E (ligne pointillée rouge) : escalier (1965 ?), détruit depuis 1990 (?) (photos nos 1 et 2).
et rectangle rouge : pont de la Babine (1965) (photos nos 1 et 5).
et Croix : croix lumineuse de Val-Tétreau (1950) (photo no 6).
Lignes rouge pleines : promenade du Lac-des-Fées (était terminée en 1957).

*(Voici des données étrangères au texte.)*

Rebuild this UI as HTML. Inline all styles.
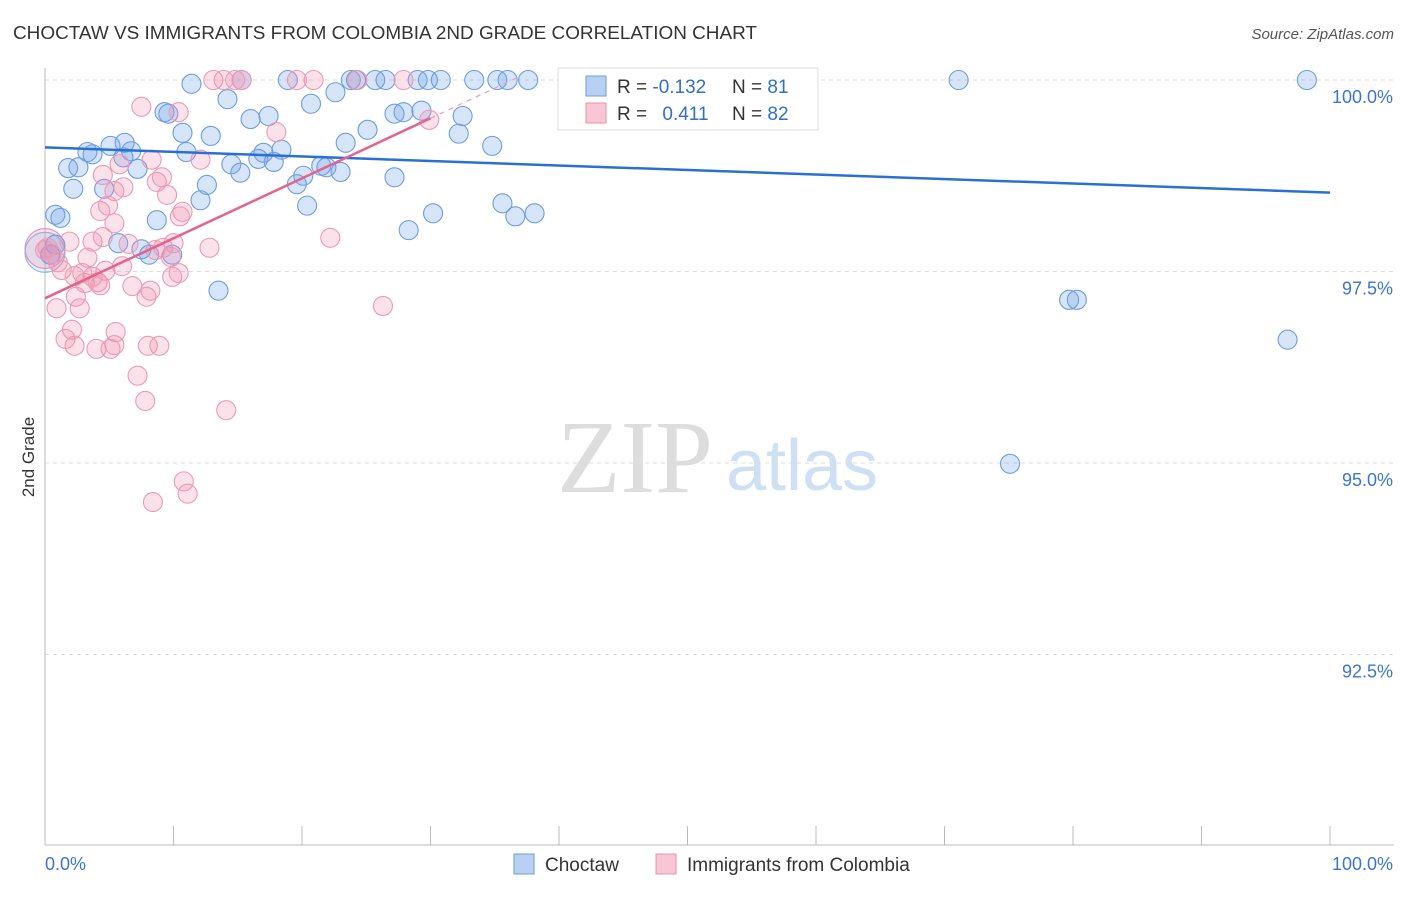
<!DOCTYPE html>
<html><head><meta charset="utf-8"><style>
body{margin:0;background:#fff;font-family:"Liberation Sans",sans-serif;}
</style></head><body>
<svg id="chart" width="1406" height="892" xmlns="http://www.w3.org/2000/svg" font-family="Liberation Sans, sans-serif">
<text x="13" y="39" font-size="18" fill="#333" textLength="744" lengthAdjust="spacingAndGlyphs">CHOCTAW VS IMMIGRANTS FROM COLOMBIA 2ND GRADE CORRELATION CHART</text>
<text x="1394" y="39" font-size="15" fill="#555" text-anchor="end" font-style="italic">Source: ZipAtlas.com</text>
<text transform="translate(34,457) rotate(-90)" font-size="17" fill="#333" text-anchor="middle">2nd Grade</text>
<g>
<text x="635" y="492" font-size="104" fill="#ddd" font-family="Liberation Serif, serif" text-anchor="middle">ZIP</text>
<text x="802" y="490" font-size="72" fill="#cfe0f4" text-anchor="middle">atlas</text>
</g>
<g id="grid"></g><g id="axes"></g><g id="pts"></g><g id="trend"></g>
<g>
<rect x="558" y="68" width="260" height="62" fill="#fff" stroke="#ddd"/>
<rect x="586" y="76" width="20" height="20" fill="#b8d0f2" stroke="#6f9ee0"/>
<rect x="586" y="103" width="20" height="20" fill="#f9c6d5" stroke="#ea93ae"/>
<text x="617" y="93" font-size="19" fill="#333">R = <tspan fill="#2f6fd0">-0.132</tspan></text>
<text x="732" y="93" font-size="19" fill="#333">N = <tspan fill="#2f6fd0">81</tspan></text>
<text x="617" y="120" font-size="19" fill="#333">R = <tspan fill="#2f6fd0" dx="10">0.411</tspan></text>
<text x="732" y="120" font-size="19" fill="#333">N = <tspan fill="#2f6fd0">82</tspan></text>
</g>
<g>
<rect x="514" y="854" width="20" height="20" fill="#b8d0f2" stroke="#6f9ee0"/>
<text x="545" y="871" font-size="19" fill="#333">Choctaw</text>
<rect x="656" y="854" width="20" height="20" fill="#f9c6d5" stroke="#ea93ae"/>
<text x="687" y="871" font-size="19" fill="#333">Immigrants from Colombia</text>
</g>
</svg>
<script>
const blueX=[11.4,15.3,18.9,23.8,24.2,25.7,26.5,29.0,29.8,30.8,33.4,35.2,36.0,37.6,43.2,45.4,71.1,98.2,14.2,22.6,9.3,9.6,20.7,17.4,16.0,27.2,27.9,29.3,32.5,10.7,12.9,25.1,32.2,5.1,6.2,3.3,3.7,6.7,11.0,23.4,34.8,17.0,18.4,1.8,2.6,6.1,14.5,15.2,16.6,17.8,19.6,20.1,21.5,21.9,23.0,27.2,2.2,4.6,7.2,12.6,12.1,20.4,35.6,36.6,38.1,30.2,28.3,0.8,1.2,8.7,8.1,9.9,5.7,7.5,13.5,79.7,80.3,96.7,75.1,0.4,0.8];
const blueY=[99.95,100,100,100,100,100,100,100,100,100,100,100,100,100,100,100,100,100,99.75,99.84,99.58,99.56,99.69,99.53,99.49,99.56,99.58,99.60,99.53,99.31,99.27,99.35,99.30,99.14,99.18,99.06,99.03,99.07,99.06,99.18,99.14,99.05,99.09,98.85,98.86,98.99,98.90,98.79,98.97,98.93,98.64,98.75,98.88,98.86,98.80,98.73,98.58,98.58,98.84,98.63,98.43,98.36,98.39,98.22,98.26,98.26,98.04,98.24,98.20,98.17,97.72,97.72,97.87,97.79,97.25,97.13,97.13,96.61,94.99,97.72,97.85];
const pinkX=[13.1,13.9,15.3,19.6,20.9,24.3,27.9,14.8,7.5,10.4,18.0,29.9,8.3,12.1,5.8,4.5,8.7,9.1,6.1,5.4,9.5,4.3,4.9,10.7,10.5,5.4,22.2,12.8,1.9,3.7,4.5,6.5,9.2,10.0,9.8,3.3,0.2,0.5,1.0,1.3,6.0,8.6,2.3,3.1,4.1,4.7,6.8,7.9,8.2,2.9,3.7,4.3,2.4,2.7,0.9,26.3,5.5,2.1,1.6,2.3,4.0,5.1,5.4,8.0,8.9,7.2,7.8,14.1,10.8,11.1,8.4,9.9,10.4,0.0];
const pinkY=[100,100,100,100,100,100,100,100,99.65,99.58,99.32,99.48,98.96,98.96,98.90,98.76,98.67,98.73,98.60,98.55,98.50,98.29,98.36,98.28,98.22,98.13,97.94,97.81,97.89,97.89,97.95,97.86,97.81,97.87,97.69,97.68,97.81,97.73,97.62,97.52,97.57,97.78,97.44,97.35,97.36,97.51,97.31,97.17,97.25,97.48,97.43,97.32,97.17,97.02,97.02,97.05,96.71,96.74,96.62,96.53,96.49,96.49,96.54,96.53,96.53,96.14,95.81,95.69,94.76,94.60,94.49,97.43,97.48,97.78];
const bigX=[0.0,0.0];
const bigY=[97.8,97.75];
const yTicks=[100,97.5,95,92.5];
const yTickLabels=["100.0%","97.5%","95.0%","92.5%"];
const xTickLabels=["0.0%","100.0%"];
const blueTrend=[[0,99.12],[100,98.53]];
const pinkTrend=[[0,97.15],[30,99.50]];
const pinkDash=[[30,99.50],[37,100.05]];
const X0=45,X1=1330,Y100=80,PPY=76.6;
const sx=v=>X0+(X1-X0)*v/100;
const sy=v=>Y100+(100-v)*PPY;
const NS="http://www.w3.org/2000/svg";
function mk(tag,attrs,parent){const e=document.createElementNS(NS,tag);for(const k in attrs)e.setAttribute(k,attrs[k]);document.getElementById(parent).appendChild(e);return e;}
yTicks.forEach((t,i)=>{
 const g=mk('line',{x1:X0,x2:1394,y1:sy(t),y2:sy(t),stroke:'#ddd','stroke-dasharray':'4,4'},'grid');
 
 
 const tx=mk('text',{x:1393,y:sy(t)+23,'font-size':18,fill:'#3a75d0','text-anchor':'end'},'axes');
 tx.textContent=yTickLabels[i];
 
 
});
let ax=mk('line',{x1:X0,x2:X0,y1:68,y2:845,stroke:'#bbb'},'axes');


ax=mk('line',{x1:X0,x2:1394,y1:845,y2:845,stroke:'#bbb'},'axes');


for(let i=0;i<=10;i++){const t=mk('line',{x1:sx(i*10),x2:sx(i*10),y1:826,y2:845,stroke:'#bbb'},'axes');
 
 }
[[0,'start',45],[100,'end',1393]].forEach((d,i)=>{const t=mk('text',{x:d[2],y:870,'font-size':18,fill:'#3a75d0','text-anchor':d[1]},'axes');t.textContent=xTickLabels[i];
 
 });
function dots(xs,ys,fill,stroke,name,r){xs.forEach((x,i)=>{const c=mk('circle',{cx:sx(x),cy:sy(ys[i]),r:r,fill:fill,stroke:stroke,'stroke-width':1.1},'pts');
 
 });}
dots(bigX.slice(0,1),bigY.slice(0,1),'rgba(240,140,170,0.25)','#ea8fab','colombia-big-point',20);
dots(bigX.slice(1),bigY.slice(1),'rgba(110,160,230,0.15)','#8fb0e0','choctaw-big-point',20);
dots(blueX,blueY,'rgba(110,160,230,0.28)','#6d9ce0','choctaw-point',9.5);
dots(pinkX,pinkY,'rgba(240,140,170,0.25)','#ec9ab3','colombia-point',9.5);
function line(p,col,w,dash,name){const l=mk('line',{x1:sx(p[0][0]),y1:sy(p[0][1]),x2:sx(p[1][0]),y2:sy(p[1][1]),stroke:col,'stroke-width':w},'trend');if(dash)l.setAttribute('stroke-dasharray',dash);
 
 }
line(blueTrend,'#2a6fd6',2.5,null,'choctaw-trend-line');
line(pinkTrend,'#e5628f',2.5,null,'colombia-trend-line');
line(pinkDash,'#eaa0b8',1.2,'5,5','colombia-trend-extension');
</script>
</body></html>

Le point noir sépare les tronçons 2, 3 et 4 du ruisseau du Lac-des-Fées :
2 (ligne tiretée bleue) : section abolie du ruisseau du Lac-des-Fées après la construction de la promenade.
3 (ligne bleue pleine) : cours original du ruisseau du Lac-des-Fées, conservé jusqu'à aujourd'hui.
4 (ligne bleue pleine) : tronçon artificiel du ruisseau aménagé pendant ou après la construction de la promenade et disparaissant dans une canalisation souterraine (en 7).
5 : 2, rue Graham (photos nos 3 et 4) ; endroit où le ruisseau entrait dans une canalisation souterraine.
6 : sentier et site de glissades (aujourd’hui condamné).
7 : endroit où le ruisseau disparait depuis au moins 1960 dans une canalisation souterraine.
? : le cours du ruisseau du Lac-des-Fées apparaît erroné sur ce tronçon (*). Suivre plutôt les tronçons  ajoutés (nos 2 et 3).
Rue Boucherville : elle longe l'escarpement boisé au pied duquel coule le ruisseau du Lac-des-Fées.
Ligne pointillée grise : escarpement boisé à l'est de la rue Boucherville.

* Selon les documents utilisés pour les annotation de la carte, principalement des photos aériennes publiées dans les billets précédents sur la Babine), 

SSL : sanatorium Saint-Laurent, aujourd'hui CH Pierre-Janet.
CMY : collège Marguerite d'Youville (sœurs grises), site de l'actuel pavillon Alexandre-Taché de l'UQO.
Certaines parties de rues vides de constructions sous le ruisseau et la promenade n'ont existé que sur plans.